→ WHAT IS BEING ASKED
With the images removed, repeat the data below exactly.

+ + +

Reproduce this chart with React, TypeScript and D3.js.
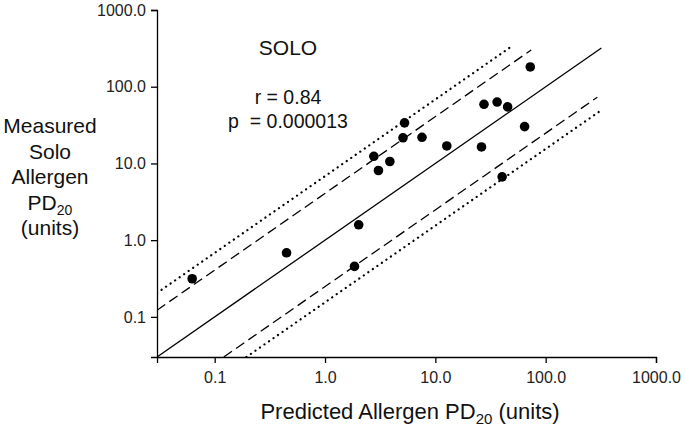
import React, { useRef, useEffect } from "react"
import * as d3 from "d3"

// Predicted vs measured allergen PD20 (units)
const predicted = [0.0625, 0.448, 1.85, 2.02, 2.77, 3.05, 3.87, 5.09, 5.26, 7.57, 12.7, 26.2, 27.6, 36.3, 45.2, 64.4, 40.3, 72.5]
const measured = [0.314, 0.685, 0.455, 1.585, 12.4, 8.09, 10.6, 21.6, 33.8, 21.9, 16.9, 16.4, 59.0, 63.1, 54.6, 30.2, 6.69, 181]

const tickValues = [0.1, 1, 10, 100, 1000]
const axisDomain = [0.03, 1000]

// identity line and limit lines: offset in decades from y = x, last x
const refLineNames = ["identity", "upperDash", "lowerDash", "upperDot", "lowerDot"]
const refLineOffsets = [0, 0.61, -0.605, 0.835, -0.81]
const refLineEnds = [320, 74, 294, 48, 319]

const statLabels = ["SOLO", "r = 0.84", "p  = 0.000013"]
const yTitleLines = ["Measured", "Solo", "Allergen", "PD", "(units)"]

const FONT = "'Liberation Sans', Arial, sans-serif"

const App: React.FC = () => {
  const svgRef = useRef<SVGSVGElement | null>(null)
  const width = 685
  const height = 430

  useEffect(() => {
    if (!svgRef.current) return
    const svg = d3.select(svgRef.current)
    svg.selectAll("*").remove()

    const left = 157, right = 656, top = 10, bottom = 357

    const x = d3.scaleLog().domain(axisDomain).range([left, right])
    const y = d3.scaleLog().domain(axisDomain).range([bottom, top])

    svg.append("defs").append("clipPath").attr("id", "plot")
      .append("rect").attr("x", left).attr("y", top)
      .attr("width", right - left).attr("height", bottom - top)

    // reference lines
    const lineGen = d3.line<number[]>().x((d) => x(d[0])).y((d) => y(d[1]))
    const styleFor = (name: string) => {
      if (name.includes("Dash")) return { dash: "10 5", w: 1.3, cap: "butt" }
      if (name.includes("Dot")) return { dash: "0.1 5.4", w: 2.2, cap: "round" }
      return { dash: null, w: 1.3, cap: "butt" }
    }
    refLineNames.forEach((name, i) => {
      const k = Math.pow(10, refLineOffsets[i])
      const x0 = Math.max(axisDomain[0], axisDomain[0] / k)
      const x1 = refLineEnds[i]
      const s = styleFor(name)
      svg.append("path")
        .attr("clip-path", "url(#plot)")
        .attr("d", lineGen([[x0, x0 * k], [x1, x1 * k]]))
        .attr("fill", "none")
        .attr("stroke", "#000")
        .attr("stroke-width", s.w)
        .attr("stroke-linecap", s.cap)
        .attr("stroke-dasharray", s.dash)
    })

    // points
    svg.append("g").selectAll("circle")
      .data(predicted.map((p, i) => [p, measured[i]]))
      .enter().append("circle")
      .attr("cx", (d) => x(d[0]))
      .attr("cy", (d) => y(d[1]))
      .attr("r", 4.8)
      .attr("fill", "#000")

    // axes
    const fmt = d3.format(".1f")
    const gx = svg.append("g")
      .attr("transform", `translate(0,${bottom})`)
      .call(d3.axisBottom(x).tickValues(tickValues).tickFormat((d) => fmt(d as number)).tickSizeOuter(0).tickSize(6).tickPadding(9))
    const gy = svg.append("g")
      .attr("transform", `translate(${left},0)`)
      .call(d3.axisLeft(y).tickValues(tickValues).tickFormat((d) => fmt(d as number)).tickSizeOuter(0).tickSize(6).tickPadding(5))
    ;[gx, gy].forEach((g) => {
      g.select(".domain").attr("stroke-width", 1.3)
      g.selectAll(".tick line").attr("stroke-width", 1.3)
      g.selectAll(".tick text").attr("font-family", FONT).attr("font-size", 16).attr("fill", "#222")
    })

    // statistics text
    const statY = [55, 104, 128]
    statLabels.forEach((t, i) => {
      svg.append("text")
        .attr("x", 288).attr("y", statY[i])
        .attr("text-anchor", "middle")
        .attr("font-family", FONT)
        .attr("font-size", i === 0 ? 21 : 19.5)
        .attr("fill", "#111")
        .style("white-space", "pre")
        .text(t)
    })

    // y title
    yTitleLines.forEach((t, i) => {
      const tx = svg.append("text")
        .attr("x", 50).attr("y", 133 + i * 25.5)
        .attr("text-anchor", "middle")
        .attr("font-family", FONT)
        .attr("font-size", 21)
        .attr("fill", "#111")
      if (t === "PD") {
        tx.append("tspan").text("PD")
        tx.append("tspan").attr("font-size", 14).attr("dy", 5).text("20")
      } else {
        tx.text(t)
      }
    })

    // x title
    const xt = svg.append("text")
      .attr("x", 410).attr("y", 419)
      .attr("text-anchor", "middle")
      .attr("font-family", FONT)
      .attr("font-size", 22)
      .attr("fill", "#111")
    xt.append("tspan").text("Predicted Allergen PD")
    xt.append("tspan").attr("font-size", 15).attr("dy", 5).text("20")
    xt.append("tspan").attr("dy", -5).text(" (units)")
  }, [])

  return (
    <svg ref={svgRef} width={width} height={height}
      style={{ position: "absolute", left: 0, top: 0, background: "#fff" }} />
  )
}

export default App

+ + +

→ EXPECTED ANSWER
Reproduce this chart with React, TypeScript and D3.js.
import React, { useRef, useEffect } from "react"
import * as d3 from "d3"

// Predicted vs measured allergen PD20 (units)
const predicted = [0.0625, 0.448, 1.85, 2.02, 2.77, 3.05, 3.87, 5.09, 5.26, 7.57, 12.7, 26.2, 27.6, 36.3, 45.2, 64.4, 40.3, 72.5]
const measured = [0.314, 0.685, 0.455, 1.585, 12.4, 8.09, 10.6, 21.6, 33.8, 21.9, 16.9, 16.4, 59.0, 63.1, 54.6, 30.2, 6.69, 181]

const tickValues = [0.1, 1, 10, 100, 1000]
const axisDomain = [0.03, 1000]

// identity line and limit lines: offset in decades from y = x, last x
const refLineNames = ["identity", "upperDash", "lowerDash", "upperDot", "lowerDot"]
const refLineOffsets = [0, 0.61, -0.605, 0.835, -0.81]
const refLineEnds = [320, 74, 294, 48, 319]

const statLabels = ["SOLO", "r = 0.84", "p  = 0.000013"]
const yTitleLines = ["Measured", "Solo", "Allergen", "PD", "(units)"]

const FONT = "'Liberation Sans', Arial, sans-serif"

const App: React.FC = () => {
  const svgRef = useRef<SVGSVGElement | null>(null)
  const width = 685
  const height = 430

  useEffect(() => {
    if (!svgRef.current) return
    const svg = d3.select(svgRef.current)
    svg.selectAll("*").remove()

    const left = 157, right = 656, top = 10, bottom = 357

    const x = d3.scaleLog().domain(axisDomain).range([left, right])
    const y = d3.scaleLog().domain(axisDomain).range([bottom, top])

    svg.append("defs").append("clipPath").attr("id", "plot")
      .append("rect").attr("x", left).attr("y", top)
      .attr("width", right - left).attr("height", bottom - top)

    // reference lines
    const lineGen = d3.line<number[]>().x((d) => x(d[0])).y((d) => y(d[1]))
    const styleFor = (name: string) => {
      if (name.includes("Dash")) return { dash: "10 5", w: 1.3, cap: "butt" }
      if (name.includes("Dot")) return { dash: "0.1 5.4", w: 2.2, cap: "round" }
      return { dash: null, w: 1.3, cap: "butt" }
    }
    refLineNames.forEach((name, i) => {
      const k = Math.pow(10, refLineOffsets[i])
      const x0 = Math.max(axisDomain[0], axisDomain[0] / k)
      const x1 = refLineEnds[i]
      const s = styleFor(name)
      svg.append("path")
        .attr("clip-path", "url(#plot)")
        .attr("d", lineGen([[x0, x0 * k], [x1, x1 * k]]))
        .attr("fill", "none")
        .attr("stroke", "#000")
        .attr("stroke-width", s.w)
        .attr("stroke-linecap", s.cap)
        .attr("stroke-dasharray", s.dash)
    })

    // points
    svg.append("g").selectAll("circle")
      .data(predicted.map((p, i) => [p, measured[i]]))
      .enter().append("circle")
      .attr("cx", (d) => x(d[0]))
      .attr("cy", (d) => y(d[1]))
      .attr("r", 4.8)
      .attr("fill", "#000")

    // axes
    const fmt = d3.format(".1f")
    const gx = svg.append("g")
      .attr("transform", `translate(0,${bottom})`)
      .call(d3.axisBottom(x).tickValues(tickValues).tickFormat((d) => fmt(d as number)).tickSizeOuter(0).tickSize(6).tickPadding(9))
    const gy = svg.append("g")
      .attr("transform", `translate(${left},0)`)
      .call(d3.axisLeft(y).tickValues(tickValues).tickFormat((d) => fmt(d as number)).tickSizeOuter(0).tickSize(6).tickPadding(5))
    ;[gx, gy].forEach((g) => {
      g.select(".domain").attr("stroke-width", 1.3)
      g.selectAll(".tick line").attr("stroke-width", 1.3)
      g.selectAll(".tick text").attr("font-family", FONT).attr("font-size", 16).attr("fill", "#222")
    })

    // statistics text
    const statY = [55, 104, 128]
    statLabels.forEach((t, i) => {
      svg.append("text")
        .attr("x", 288).attr("y", statY[i])
        .attr("text-anchor", "middle")
        .attr("font-family", FONT)
        .attr("font-size", i === 0 ? 21 : 19.5)
        .attr("fill", "#111")
        .style("white-space", "pre")
        .text(t)
    })

    // y title
    yTitleLines.forEach((t, i) => {
      const tx = svg.append("text")
        .attr("x", 50).attr("y", 133 + i * 25.5)
        .attr("text-anchor", "middle")
        .attr("font-family", FONT)
        .attr("font-size", 21)
        .attr("fill", "#111")
      if (t === "PD") {
        tx.append("tspan").text("PD")
        tx.append("tspan").attr("font-size", 14).attr("dy", 5).text("20")
      } else {
        tx.text(t)
      }
    })

    // x title
    const xt = svg.append("text")
      .attr("x", 410).attr("y", 419)
      .attr("text-anchor", "middle")
      .attr("font-family", FONT)
      .attr("font-size", 22)
      .attr("fill", "#111")
    xt.append("tspan").text("Predicted Allergen PD")
    xt.append("tspan").attr("font-size", 15).attr("dy", 5).text("20")
    xt.append("tspan").attr("dy", -5).text(" (units)")
  }, [])

  return (
    <svg ref={svgRef} width={width} height={height}
      style={{ position: "absolute", left: 0, top: 0, background: "#fff" }} />
  )
}

export default App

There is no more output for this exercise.